* **GIVEN EXERCISE**: Repeat the material verbatim. Images are excluded from the copy.

* **GIVEN MATERIAL**:
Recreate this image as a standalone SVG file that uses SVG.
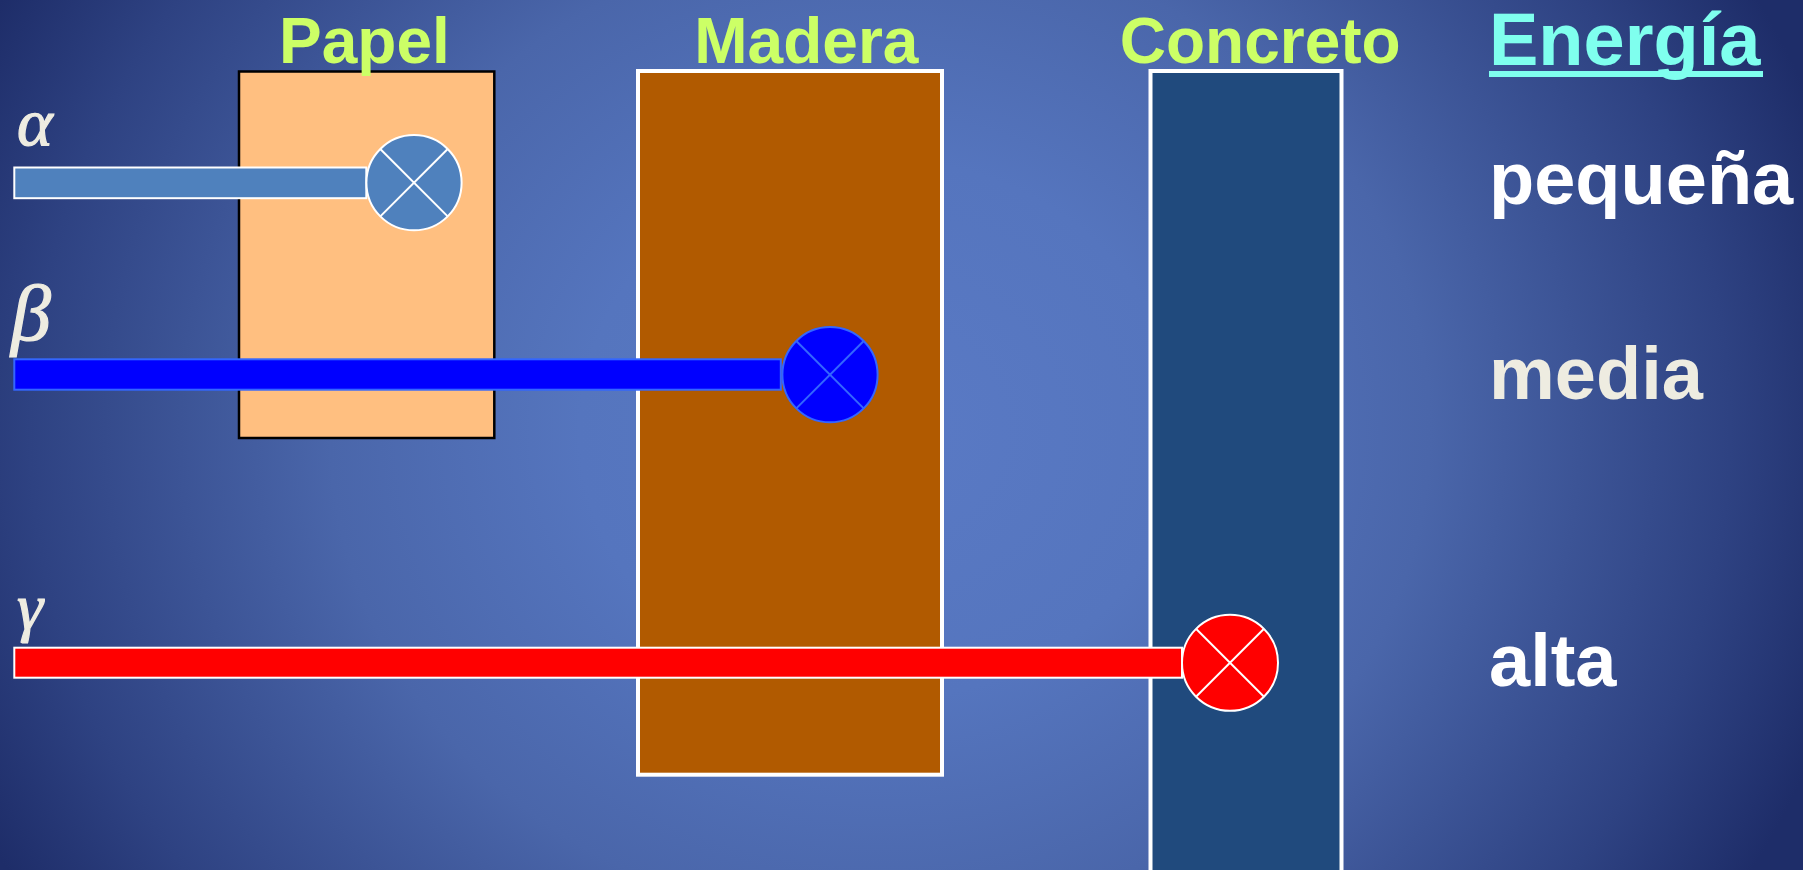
<svg xmlns="http://www.w3.org/2000/svg" width="1803" height="870" viewBox="0 0 1803 870">
  <defs>
    <radialGradient id="bg" gradientUnits="userSpaceOnUse" cx="0" cy="0" r="1" gradientTransform="translate(880 430) scale(1000 900)">
      <stop offset="0" stop-color="#5A7AC5"/>
      <stop offset="0.3" stop-color="#5575BE"/>
      <stop offset="0.55" stop-color="#4A66AA"/>
      <stop offset="0.85" stop-color="#2E4282"/>
      <stop offset="1" stop-color="#1E2D69"/>
    </radialGradient>
  </defs>
  <style>
    .title { font-family: "Liberation Sans", Arial, sans-serif; font-weight: bold; font-size: 64px; fill: #CCFF66; }
    .energy { font-family: "Liberation Sans", Arial, sans-serif; font-weight: bold; font-size: 74px; }
    .greek { font-family: "Liberation Serif", "Times New Roman", serif; font-style: italic; fill: #EEECE1; stroke: #EEECE1; stroke-width: 1.2; }
    .bar { stroke-width: 2; }
    .xl { stroke-width: 2; fill: none; }
  </style>

  <rect id="background" x="0" y="0" width="1803" height="870" fill="url(#bg)"/>

  <g id="papel">
    <rect x="239" y="71.5" width="255.3" height="366.5" fill="#FFBF80" stroke="#000000" stroke-width="2.5"/>
  </g>
  <g id="madera">
    <rect x="638" y="71" width="304" height="703.7" fill="#B15A00" stroke="#FFFFFF" stroke-width="4"/>
  </g>
  <g id="concreto">
    <rect x="1150.5" y="71" width="191" height="803" fill="#204A7D" stroke="#FFFFFF" stroke-width="4"/>
  </g>

  <g id="connectors">
    <g id="beam-alpha">
      <rect class="bar" x="14.3" y="167.5" width="352" height="30.7" fill="#4F81BD" stroke="#FFFFFF"/>
      <circle cx="414" cy="182.7" r="47.6" fill="#4F81BD" stroke="#FFFFFF" stroke-width="2"/>
      <path class="xl" d="M380.3 149 L447.7 216.4 M447.7 149 L380.3 216.4" stroke="#FFFFFF"/>
    </g>
    <g id="beam-beta">
      <rect class="bar" x="14.3" y="359.3" width="766.5" height="30.4" fill="#0000FF" stroke="#3366FF"/>
      <circle cx="830" cy="374.7" r="47.6" fill="#0000FF" stroke="#3366FF" stroke-width="2"/>
      <path class="xl" d="M796.3 341 L863.7 408.4 M863.7 341 L796.3 408.4" stroke="#3366FF"/>
    </g>
    <g id="beam-gamma">
      <rect class="bar" x="14.3" y="647.7" width="1167.7" height="30" fill="#FF0000" stroke="#FFFFFF"/>
      <circle cx="1230" cy="662.8" r="48" fill="#FF0000" stroke="#FFFFFF" stroke-width="2"/>
      <path class="xl" d="M1196 628.8 L1264 696.8 M1264 628.8 L1196 696.8" stroke="#FFFFFF"/>
    </g>
  </g>

  <g id="titles">
    <text class="title" x="279" y="63.3">Papel</text>
    <text class="title" x="694.3" y="63.3">Madera</text>
    <text class="title" x="1119.8" y="63.3">Concreto</text>
  </g>

  <g id="greek-labels">
    <text class="greek" x="17" y="145" font-size="68">α</text>
    <text class="greek" x="11" y="340" font-size="80">β</text>
    <text class="greek" x="17" y="629" font-size="66">γ</text>
  </g>

  <g id="energy">
    <text class="energy" x="1489" y="64.5" fill="#7FFFEE">Energía</text>
    <rect x="1489" y="71" width="274" height="6" fill="#7FFFEE"/>
    <text class="energy" x="1489" y="204" fill="#FFFFFF">pequeña</text>
    <text class="energy" x="1489" y="399.3" fill="#EEECE1">media</text>
    <text class="energy" x="1489" y="686" fill="#FFFFFF">alta</text>
  </g>
</svg>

* **COMPLETED EXERCISE**:
Recreate this image as a standalone SVG file that uses SVG.
<svg xmlns="http://www.w3.org/2000/svg" width="1803" height="870" viewBox="0 0 1803 870">
  <defs>
    <radialGradient id="bg" gradientUnits="userSpaceOnUse" cx="0" cy="0" r="1" gradientTransform="translate(880 430) scale(1000 900)">
      <stop offset="0" stop-color="#5A7AC5"/>
      <stop offset="0.3" stop-color="#5575BE"/>
      <stop offset="0.55" stop-color="#4A66AA"/>
      <stop offset="0.85" stop-color="#2E4282"/>
      <stop offset="1" stop-color="#1E2D69"/>
    </radialGradient>
  </defs>
  <style>
    .title { font-family: "Liberation Sans", Arial, sans-serif; font-weight: bold; font-size: 64px; fill: #CCFF66; }
    .energy { font-family: "Liberation Sans", Arial, sans-serif; font-weight: bold; font-size: 74px; }
    .greek { font-family: "Liberation Serif", "Times New Roman", serif; font-style: italic; fill: #EEECE1; stroke: #EEECE1; stroke-width: 1.2; }
    .bar { stroke-width: 2; }
    .xl { stroke-width: 2; fill: none; }
  </style>

  <rect id="background" x="0" y="0" width="1803" height="870" fill="url(#bg)"/>

  <g id="papel">
    <rect x="239" y="71.5" width="255.3" height="366.5" fill="#FFBF80" stroke="#000000" stroke-width="2.5"/>
  </g>
  <g id="madera">
    <rect x="638" y="71" width="304" height="703.7" fill="#B15A00" stroke="#FFFFFF" stroke-width="4"/>
  </g>
  <g id="concreto">
    <rect x="1150.5" y="71" width="191" height="803" fill="#204A7D" stroke="#FFFFFF" stroke-width="4"/>
  </g>

  <g id="connectors">
    <g id="beam-alpha">
      <rect class="bar" x="14.3" y="167.5" width="352" height="30.7" fill="#4F81BD" stroke="#FFFFFF"/>
      <circle cx="414" cy="182.7" r="47.6" fill="#4F81BD" stroke="#FFFFFF" stroke-width="2"/>
      <path class="xl" d="M380.3 149 L447.7 216.4 M447.7 149 L380.3 216.4" stroke="#FFFFFF"/>
    </g>
    <g id="beam-beta">
      <rect class="bar" x="14.3" y="359.3" width="766.5" height="30.4" fill="#0000FF" stroke="#3366FF"/>
      <circle cx="830" cy="374.7" r="47.6" fill="#0000FF" stroke="#3366FF" stroke-width="2"/>
      <path class="xl" d="M796.3 341 L863.7 408.4 M863.7 341 L796.3 408.4" stroke="#3366FF"/>
    </g>
    <g id="beam-gamma">
      <rect class="bar" x="14.3" y="647.7" width="1167.7" height="30" fill="#FF0000" stroke="#FFFFFF"/>
      <circle cx="1230" cy="662.8" r="48" fill="#FF0000" stroke="#FFFFFF" stroke-width="2"/>
      <path class="xl" d="M1196 628.8 L1264 696.8 M1264 628.8 L1196 696.8" stroke="#FFFFFF"/>
    </g>
  </g>

  <g id="titles">
    <text class="title" x="279" y="63.3">Papel</text>
    <text class="title" x="694.3" y="63.3">Madera</text>
    <text class="title" x="1119.8" y="63.3">Concreto</text>
  </g>

  <g id="greek-labels">
    <text class="greek" x="17" y="145" font-size="68">α</text>
    <text class="greek" x="11" y="340" font-size="80">β</text>
    <text class="greek" x="17" y="629" font-size="66">γ</text>
  </g>

  <g id="energy">
    <text class="energy" x="1489" y="64.5" fill="#7FFFEE">Energía</text>
    <rect x="1489" y="71" width="274" height="6" fill="#7FFFEE"/>
    <text class="energy" x="1489" y="204" fill="#FFFFFF">pequeña</text>
    <text class="energy" x="1489" y="399.3" fill="#EEECE1">media</text>
    <text class="energy" x="1489" y="686" fill="#FFFFFF">alta</text>
  </g>
</svg>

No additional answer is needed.